In March, I spent a couple of weeks in Salt Lake City with my daughter. She is living in our rental house there. We are doing some construction on the house, so I drove out there with a bunch of stuff I needed to take to work on. It was just too much to take in the airplane, and the weather that time of year is rather iffy. In fact, it snowed and rained most of the two weeks I was there. I posted a quick note on VAF asking if there was anything happening in the area related to RV’s and flying, and got word that the EAA Chapter 23 in Bountiful was going to get a tour of the Matco Manufacturing facility adjoining the field. I’ve flown into Skypark at Bountiful many times, but I didn’t know that Matco was located there. Matco manufactures the wheels and brakes for the Van’s RV line of aircraft.

At Oshkosh last summer I sought them (and some other wheel/brake manufacturers)  out looking for ways to improve my brake performance. I’ve had some overheating issues with the brakes and was looking for some thicker brake discs. At Oshkosh they did say that they had a “high-energy” (HE) option for the standard Van’s brakes. On my nosegear RV-9A, you have to steer with the rudder pedals and use differential braking as necessary to control your direction on the ground. With my fuel injected engine not liking to idle very low when it is hot, I have to keep the RPM’s up around 1000 or risk having the fuel boil in the injector lines and the engine will quit while taxiing.
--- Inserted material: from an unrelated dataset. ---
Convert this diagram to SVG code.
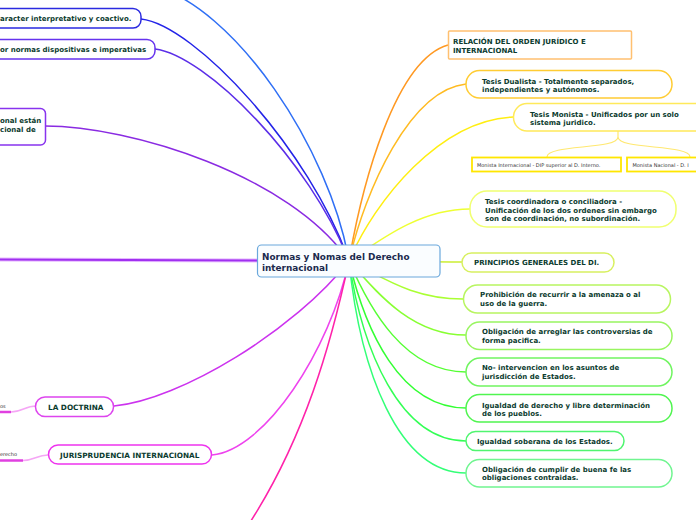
<svg xmlns="http://www.w3.org/2000/svg" width="696" height="520" viewBox="0 0 696 520">
<style>
.c{fill:none;stroke-width:1.5}
.n{fill:#fff;stroke-width:1.5}
.t{font-family:"DejaVu Sans",Verdana,sans-serif;font-weight:bold;font-size:7px;fill:#0b3b2e}
.tl{font-family:"DejaVu Sans",Verdana,sans-serif;font-weight:bold;font-size:7.3px;fill:#0b3b2e}
.s{font-family:"DejaVu Sans",Verdana,sans-serif;font-size:5px;fill:#333}
.ctr{font-family:"DejaVu Sans",Verdana,sans-serif;font-weight:bold;font-size:8.9px;fill:#1b2a4e}
</style>
<rect width="696" height="520" fill="#fff"/>
<g id="connectors">
<path class="c" stroke="#2f6ff5" stroke-width="1.2" d="M150,-15 C235,5 330,150 349,261"/>
<path class="c" stroke="#2323e8" d="M141,19 C195,25 310,150 349,261"/>
<path class="c" stroke="#5b2ee8" stroke-width="1.2" d="M155,49 C205,55 310,160 349,261"/>
<path class="c" stroke="#8a2be2" d="M45,126 C130,126 290,175 349,261"/>
<path fill="none" stroke="#e6b8ff" stroke-width="4" d="M0,259.5 L349,261"/>
<path fill="none" stroke="#a030f0" stroke-width="2" d="M0,259.5 L349,261"/>
<path class="c" stroke="#cc33ee" d="M114,406 C180,400 295,330 349,261"/>
<path class="c" stroke="#ee44ee" d="M212,455 C265,450 330,350 349,261"/>
<path class="c" stroke="#ff22aa" d="M349,261 C332,340 305,440 245,530"/>
<path fill="none" stroke="#f5a6f5" stroke-width="1.5" d="M36,406 C25,406 22,412 11,412"/>
<path fill="none" stroke="#e040e0" stroke-width="2.5" d="M0,412 L11,412"/>
<path fill="none" stroke="#f5a6f5" stroke-width="1.5" d="M48,455 C37,455 34,460.5 23,460.5"/>
<path fill="none" stroke="#e040e0" stroke-width="2.5" d="M0,460.5 L23,460.5"/>
<path class="c" stroke="#ff9922" d="M349,261 C362,185 395,60 448,45"/>
<path class="c" stroke="#ffbb22" d="M349,261 C365,190 410,90 466,84"/>
<path class="c" stroke="#ffee11" d="M349,261 C375,200 440,120 513,117"/>
<path class="c" stroke="#eeff33" d="M349,261 C380,240 420,209 470,209"/>
<path class="c" stroke="#ccee33" d="M349,261 C400,261 420,262 462,262"/>
<path class="c" stroke="#aaff33" d="M349,261 C380,275 410,299 463,299"/>
<path class="c" stroke="#88ff33" d="M349,261 C375,290 410,335 466,335"/>
<path class="c" stroke="#55ff33" d="M349,261 C370,310 405,372 466,372"/>
<path class="c" stroke="#33ff33" d="M349,261 C365,330 400,408 466,408"/>
<path class="c" stroke="#33ff55" d="M349,261 C362,350 400,441 466,441"/>
<path class="c" stroke="#33ff77" d="M349,261 C360,370 398,473 466,473"/>
<path fill="none" stroke="#ffe870" stroke-width="1.2" d="M618,131 L618,137 C618,150 547,144 547,157 M618,137 C618,150 690,144 690,157"/>
</g>
<g id="center">
<rect x="257.5" y="245" width="182.5" height="32" rx="4" fill="#fafdff" stroke="#6aa8dc" stroke-width="1.2"/>
<text class="ctr" x="262" y="259.5">Normas y Nomas del Derecho</text>
<text class="ctr" x="262" y="270.5">internacional</text>
</g>
<g id="n-caracter">
<rect class="n" x="-20" y="8.5" width="161" height="19.5" rx="8" stroke="#2a2ae0"/>
<text class="t" x="0" y="21">aracter interpretativo y coactivo.</text>
</g>
<g id="n-normas">
<rect class="n" x="-20" y="39.5" width="175" height="19.5" rx="8" stroke="#6633ee"/>
<text class="t" x="0" y="52">or normas dispositivas e imperativas</text>
</g>
<g id="n-estan">
<rect class="n" x="-20" y="108.5" width="65.5" height="36.5" rx="5" stroke="#8833ee"/>
<text class="t" x="0" y="123">onal están</text>
<text class="t" x="0" y="132">cional de</text>
</g>
<g id="n-doctrina">
<rect class="n" x="35.5" y="397" width="78" height="19.5" rx="9.5" stroke="#dd44ee"/>
<text class="tl" x="48" y="409.5">LA DOCTRINA</text>
</g>
<g id="n-doctrina-sub">
<text class="s" x="0" y="407.5">os</text>
</g>
<g id="n-jurisprudencia">
<rect class="n" x="48.5" y="445" width="163" height="19" rx="9.5" stroke="#ee33ee"/>
<text class="tl" x="60" y="457.5">JURISPRUDENCIA INTERNACIONAL</text>
</g>
<g id="n-jurisprudencia-sub">
<text class="s" x="0" y="456">erecho</text>
</g>
<g id="n-relacion">
<rect class="n" x="448.5" y="31" width="183" height="28" rx="1" stroke="#ffc070" stroke-width="2"/>
<text class="t" x="453" y="43.5">RELACIÓN DEL ORDEN JURÍDICO E</text>
<text class="t" x="453" y="52.5">INTERNACIONAL</text>
</g>
<g id="n-dualista">
<rect class="n" x="466" y="70.5" width="206" height="27.5" rx="13.5" stroke="#ffcc33"/>
<text class="t" x="482" y="83.5">Tesis Dualista - Totalmente separados,</text>
<text class="t" x="482" y="92">independientes y autónomos.</text>
</g>
<g id="n-monista">
<rect class="n" x="513.5" y="103.5" width="200" height="27.5" rx="13.5" stroke="#ffe95a"/>
<text class="t" x="530" y="116.5">Tesis Monista - Unificados por un solo</text>
<text class="t" x="530" y="125">sistema juridico.</text>
</g>
<g id="n-monista-int">
<rect x="472" y="157.5" width="149" height="14" fill="#fff" stroke="#ffe600" stroke-width="1.8"/>
<text class="s" x="477" y="166.5">Monista Internacional - DIP superior al D. Interno.</text>
</g>
<g id="n-monista-nac">
<rect x="627" y="157.5" width="80" height="14" fill="#fff" stroke="#ffe600" stroke-width="1.8"/>
<text class="s" x="632.5" y="166.5">Monista Nacional - D. I</text>
</g>
<g id="n-coordinadora">
<rect class="n" x="470" y="191" width="206" height="36" rx="17" stroke="#f0ff70"/>
<text class="t" x="485" y="203.5">Tesis coordinadora o conciliadora -</text>
<text class="t" x="485" y="212.5">Unificación de los dos ordenes sin embargo</text>
<text class="t" x="485" y="221">son de coordinación, no subordinación.</text>
</g>
<g id="n-principios">
<rect class="n" x="462" y="253" width="152" height="19" rx="9.5" stroke="#d8f060"/>
<text class="t" x="474" y="265">PRINCIPIOS GENERALES DEL DI.</text>
</g>
<g id="n-prohibicion">
<rect class="n" x="463.5" y="285" width="207" height="28" rx="14" stroke="#b8f560"/>
<text class="t" x="480" y="297">Prohibición de recurrir a la amenaza o al</text>
<text class="t" x="480" y="306">uso de la guerra.</text>
</g>
<g id="n-arreglar">
<rect class="n" x="466" y="322" width="206" height="27.5" rx="13.5" stroke="#98f560"/>
<text class="t" x="482" y="334">Obligación de arreglar las controversias de</text>
<text class="t" x="482" y="342.5">forma pacifica.</text>
</g>
<g id="n-nointervencion">
<rect class="n" x="466" y="358" width="206" height="28" rx="14" stroke="#70f560"/>
<text class="t" x="482" y="370">No- intervencion en los asuntos de</text>
<text class="t" x="482" y="379">jurisdicción de Estados.</text>
</g>
<g id="n-igualdad-derecho">
<rect class="n" x="466" y="394.5" width="206" height="27.5" rx="13.5" stroke="#50f550"/>
<text class="t" x="482" y="407.5">Igualdad de derecho y libre determinación</text>
<text class="t" x="482" y="416">de los pueblos.</text>
</g>
<g id="n-igualdad-soberana">
<rect class="n" x="466" y="431.5" width="158" height="19" rx="9.5" stroke="#50f570"/>
<text class="t" x="477" y="443.5">Igualdad soberana de los Estados.</text>
</g>
<g id="n-cumplir">
<rect class="n" x="466" y="459.5" width="206" height="27.5" rx="13.5" stroke="#70f590"/>
<text class="t" x="482" y="471.5">Obligación de cumplir de buena fe las</text>
<text class="t" x="482" y="480">obligaciones contraidas.</text>
</g>
</svg>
This means the airplane likes to taxi pretty fast and then you get to use the brakes a lot. I had looked on the Matco web site for these HE part numbers, but wasn’t able to find them to order.

The day before the tour, I took a lunch time drive over to their location and talked with them about getting the upgraded HE discs, which also require some thicker spacers and longer bolts. I ended up buying the necessary parts and then came back the next evening to get the behind the scenes tour.

Here are the photos from the tour that I took.

I will be installing the new upgraded brakes at this year’s annual condition inspection, which is coming up in June.